With Basra expanding and land prices skyrocketing, al-Abeed’s organization is under intense pressure to prove that significant archaeological remains cover the site, so that it won’t be further developed and the history can be protected.
“We have obvious structures everywhere, including walls and small domes,” said Ali Almayahi, a geophysicist at the University of Basra who is leading an effort to map the site using ground-penetrating radar. In one trench, al-Abeed said his team found pottery, glass, and other material dating to Abbassid times, from the eighth to the 13th centuries A.D. But he is in a race against time as new highways spring up around and through the site.
Rescuing Old Basra
In late medieval times, the city shifted north in order to follow the changing course of the Tigris and Euphrates Rivers. At the heart of modern bustling Basra, north of the museum site, lies a quiet neighborhood with hundreds of century-old mansions with intricate wooden grillwork along stone-lined canals with graceful arched bridges, interspersed with old churches and mosques.

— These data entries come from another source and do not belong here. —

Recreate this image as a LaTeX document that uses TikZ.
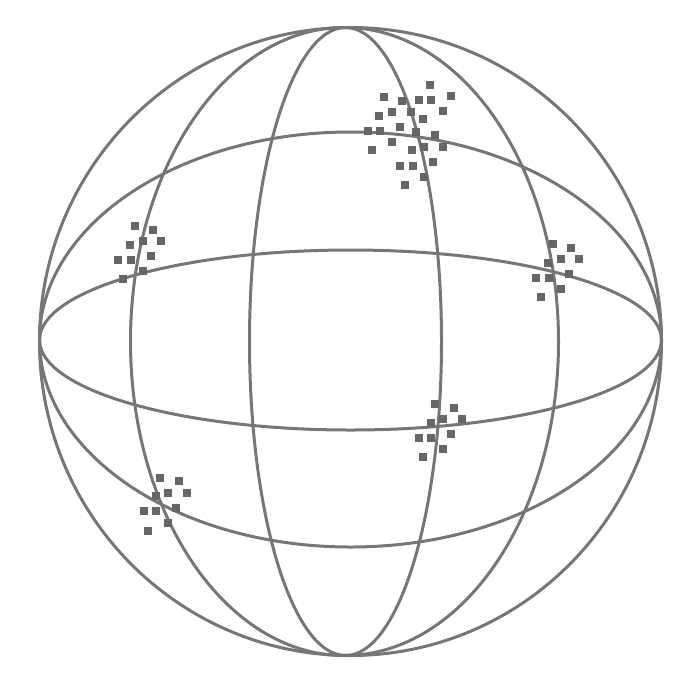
\documentclass[tikz,border=0pt]{standalone}
\usepackage{xcolor}
\definecolor{wireGray}{RGB}{118,118,118}
\definecolor{dotGray}{RGB}{102,102,102}
\tikzset{
  wireLine/.style={draw=wireGray,line width=3pt},
  gridDot/.style={fill=dotGray}
}
\newcommand{\GridDot}[2]{\fill[gridDot] (#1-4,#2-4) rectangle (#1+4,#2+4);}
\newcommand{\SmallCluster}[2]{%
\foreach \dx/\dy in {0/0,18.5/3.5,-4.5/18.5,8/15,26.5/15,-16.5/33.5,-3.7/33.5,16/30,8/45,-12/53}{
  \GridDot{#1+\dx}{#2+\dy}
}}

\begin{document}
\begin{tikzpicture}[x=1pt,y=-1pt]
\useasboundingbox (0,0) rectangle (698,678);
% outline
\draw[wireLine] (350.5,341.5) ellipse [x radius=311pt,y radius=314pt];
% meridians
\draw[wireLine] (345.5,341.5) ellipse [x radius=96pt,y radius=314pt];
\draw[wireLine] (344.5,341.5) ellipse [x radius=214pt,y radius=314pt];
% parallels
\draw[wireLine] (350.5,340) ellipse [x radius=311pt,y radius=90pt];
\draw[wireLine] (39.5,340) arc [start angle=180,end angle=360,x radius=311pt,y radius=207pt];
\draw[wireLine] (39.5,340) arc [start angle=180,end angle=0,x radius=311pt,y radius=208pt];
% clusters
\SmallCluster{134.5}{226}
\SmallCluster{552.5}{244}
\SmallCluster{435}{404}
\SmallCluster{160}{477.5}
\foreach \px/\py in {430/84.7,451/96,384/97.3,402.3/100.7,418.7/99.7,431.3/99.7,379.3/115.7,392/112.3,410.7/112.3,443/111,423.3/119.3,400/127.3,367.7/130.7,380.3/130.7,416.3/132,434.7/135.3,392/142.3,424.3/147,443/147,372.3/150.3,411.7/150.3,432.7/162,400/165.7,413/165.7,424.3/177,404.7/185.3}{
  \GridDot{\px}{\py}
}
\end{tikzpicture}
\end{document}
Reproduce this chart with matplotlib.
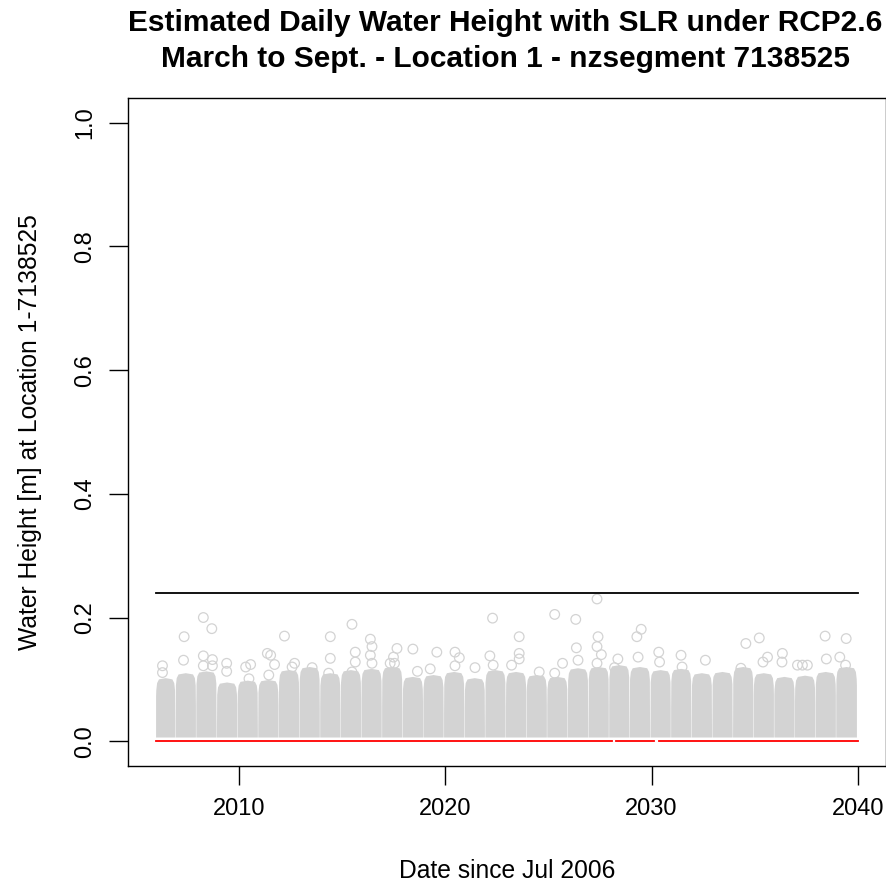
import matplotlib
matplotlib.use("Agg")
import matplotlib.pyplot as plt
import numpy as np

plt.rcParams['font.family'] = ['Liberation Sans', 'DejaVu Sans']

# one seasonal cluster of daily heights per year (2006 .. 2039)
season_year = np.arange(2006, 2040)
# upper edge of the dense band for each season [m]
season_top = [0.102, 0.110, 0.113, 0.095, 0.098, 0.099, 0.115, 0.120, 0.110, 0.115,
              0.117, 0.120, 0.104, 0.107, 0.112, 0.102, 0.115, 0.112, 0.107, 0.104,
              0.118, 0.120, 0.123, 0.120, 0.115, 0.117, 0.110, 0.112, 0.120, 0.110,
              0.104, 0.106, 0.112, 0.120]
# depth reached by the gap between consecutive seasons [m]
gap_depth = [0.031, 0.058, 0.021, 0.058, 0.021, 0.058, 0.064, 0.053, 0.047, 0.064,
             0.053, 0.047, 0.064, 0.042, 0.050, 0.021, 0.053, 0.080, 0.058, 0.042,
             0.021, 0.058, 0.021, 0.005, 0.053, 0.031, 0.021, 0.010, 0.074, 0.074,
             0.064, 0.058, 0.074]
band_floor = 0.006

# individual high days standing above the dense band
peak_date = [2006.31, 2006.31, 2007.36, 2007.33, 2008.29, 2008.70, 2008.29, 2008.73,
             2008.29, 2008.73, 2009.42, 2009.42, 2010.34, 2010.58, 2010.50, 2011.39,
             2011.46, 2011.55, 2011.74, 2012.22, 2012.71, 2012.59, 2013.56, 2014.44,
             2014.44, 2014.36, 2015.49, 2015.65, 2015.65, 2015.49, 2016.38, 2016.46,
             2016.38, 2016.46, 2017.34, 2017.67, 2017.50, 2017.55, 2018.44, 2018.66,
             2019.60, 2019.28, 2020.48, 2020.69, 2020.48, 2021.45, 2022.30, 2022.17,
             2022.33, 2023.22, 2023.59, 2023.59, 2023.59, 2024.56, 2025.31, 2025.69,
             2025.31, 2026.33, 2026.36, 2026.44, 2027.36, 2027.41, 2027.36, 2027.57,
             2027.36, 2028.37, 2028.21, 2029.50, 2029.29, 2029.35, 2030.35, 2030.39,
             2031.43, 2031.48, 2032.61, 2034.57, 2034.33, 2035.22, 2035.62, 2035.40,
             2036.34, 2036.32, 2037.07, 2037.31, 2037.55, 2038.41, 2038.47, 2039.43,
             2039.12, 2039.40]
peak_height = [0.122, 0.111, 0.169, 0.131, 0.200, 0.182, 0.138, 0.132,
               0.122, 0.122, 0.126, 0.113, 0.120, 0.124, 0.101, 0.142,
               0.107, 0.139, 0.124, 0.170, 0.126, 0.120, 0.119, 0.169,
               0.134, 0.110, 0.189, 0.144, 0.128, 0.112, 0.165, 0.153,
               0.139, 0.126, 0.126, 0.150, 0.136, 0.126, 0.149, 0.113,
               0.144, 0.117, 0.144, 0.135, 0.122, 0.119, 0.199, 0.138,
               0.123, 0.123, 0.169, 0.142, 0.133, 0.112, 0.205, 0.126,
               0.110, 0.197, 0.151, 0.131, 0.230, 0.169, 0.153, 0.140,
               0.126, 0.133, 0.119, 0.181, 0.169, 0.136, 0.144, 0.128,
               0.139, 0.120, 0.131, 0.158, 0.118, 0.167, 0.136, 0.128,
               0.142, 0.128, 0.123, 0.123, 0.123, 0.170, 0.133, 0.166,
               0.136, 0.123]

# threshold line and zero baseline (baseline has missing stretches)
threshold = 0.24
line_start, line_end = 2006.0, 2040.0
base_start = [2006.0, 2028.30, 2030.35]
base_end = [2028.10, 2030.10, 2040.0]

GREY = '#d3d3d3'

fig = plt.figure(figsize=(8.87, 8.85), dpi=100)
ax = fig.add_axes([0.1443, 0.1345, 0.8546, 0.7548])

# dense band of daily values, one block per season with rounded shoulders
for i, yr in enumerate(season_year):
    left = max(yr - 0.05, 2006.0)
    right = yr + 0.93 if i < len(season_year) - 1 else 2039.95
    top = season_top[i]
    g_left = gap_depth[i - 1] if i > 0 else top - 0.03
    g_right = gap_depth[i] if i < len(gap_depth) else top - 0.03
    mid = (left + right) / 2
    xs = [left, left, left + 0.01, left + 0.05, left + 0.14, mid,
          right - 0.14, right - 0.05, right - 0.01, right, right]
    ys = [band_floor, g_left, top - 0.02, top - 0.008, top - 0.002, top,
          top - 0.002, top - 0.008, top - 0.02, g_right, band_floor]
    ax.fill(xs, ys, color=GREY, lw=0)

ax.scatter(peak_date, peak_height, s=48, facecolors='none', edgecolors=GREY,
           linewidths=0.9, zorder=2)

ax.plot([line_start, line_end], [threshold, threshold], color='black', lw=1.3, zorder=3)
for a, b in zip(base_start, base_end):
    ax.plot([a, b], [0, 0], color='red', lw=1.3, zorder=3)

ax.set_xlim(2006 - 0.04 * 34, 2040 + 0.04 * 34)
ax.set_ylim(-0.04, 1.04)
ax.set_xticks([2010, 2020, 2030, 2040])
ax.set_yticks([0.0, 0.2, 0.4, 0.6, 0.8, 1.0])
ax.set_yticklabels(['0.0', '0.2', '0.4', '0.6', '0.8', '1.0'], rotation=90, va='center')
ax.tick_params(direction='out', length=14, width=1, labelsize=17, pad=9)
for s in ax.spines.values():
    s.set_linewidth(1)

ax.set_xlabel('Date since Jul 2006', fontsize=17.7, labelpad=28)
ax.set_ylabel('Water Height [m] at Location 1-7138525', fontsize=17.7, labelpad=23)
fig.text(0.57, 0.99, 'Estimated Daily Water Height with SLR under RCP2.6\n'
         'March to Sept. - Location 1 - nzsegment 7138525',
         ha='center', va='top', fontsize=21.5, fontweight='bold', linespacing=1.38)

fig.savefig('out.png', dpi=100)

Today the canals are dry and choked with trash, the bridges crumbling, and the once elegant homes are rapidly disintegrating. But a few structures have been rehabilitated and are home to a growing number of arts organizations. On a recent morning, artists at a cooperative were preparing an exhibition of modernist sculpture. It’s a remarkable sight in a city that just a few years ago saw frequent clashes of competing militias.
Down the street is the Basra Cultural Palace, based in a large 19th-century home built by a Jewish merchant. “We just had a painting exhibit from Kuwait, and a writing conference for women,” said the director, Hussain al-Mothater.
Al-Abeed sees the rehabilitation of the old quarter as his most challenging and long-term task. “The buildings are in bad condition, and people are pulling them down,” he says.
“We want to make this a heritage area with hotels and restaurants and a heritage museum, but being sure that people still live here,” he added. “We want to make this like Granada in Spain, but this is a 15- to 20-year project.” He is taking steps to list the area as a World Heritage site under UNESCO.
That vision might seem as fantastic as one of Sinbad’s tales, but al-Abeed is relentlessly optimistic. “Most people from Basra came here recently from the countryside, and they have no idea of culture. You have to first lay the foundation. And I want to help my country.”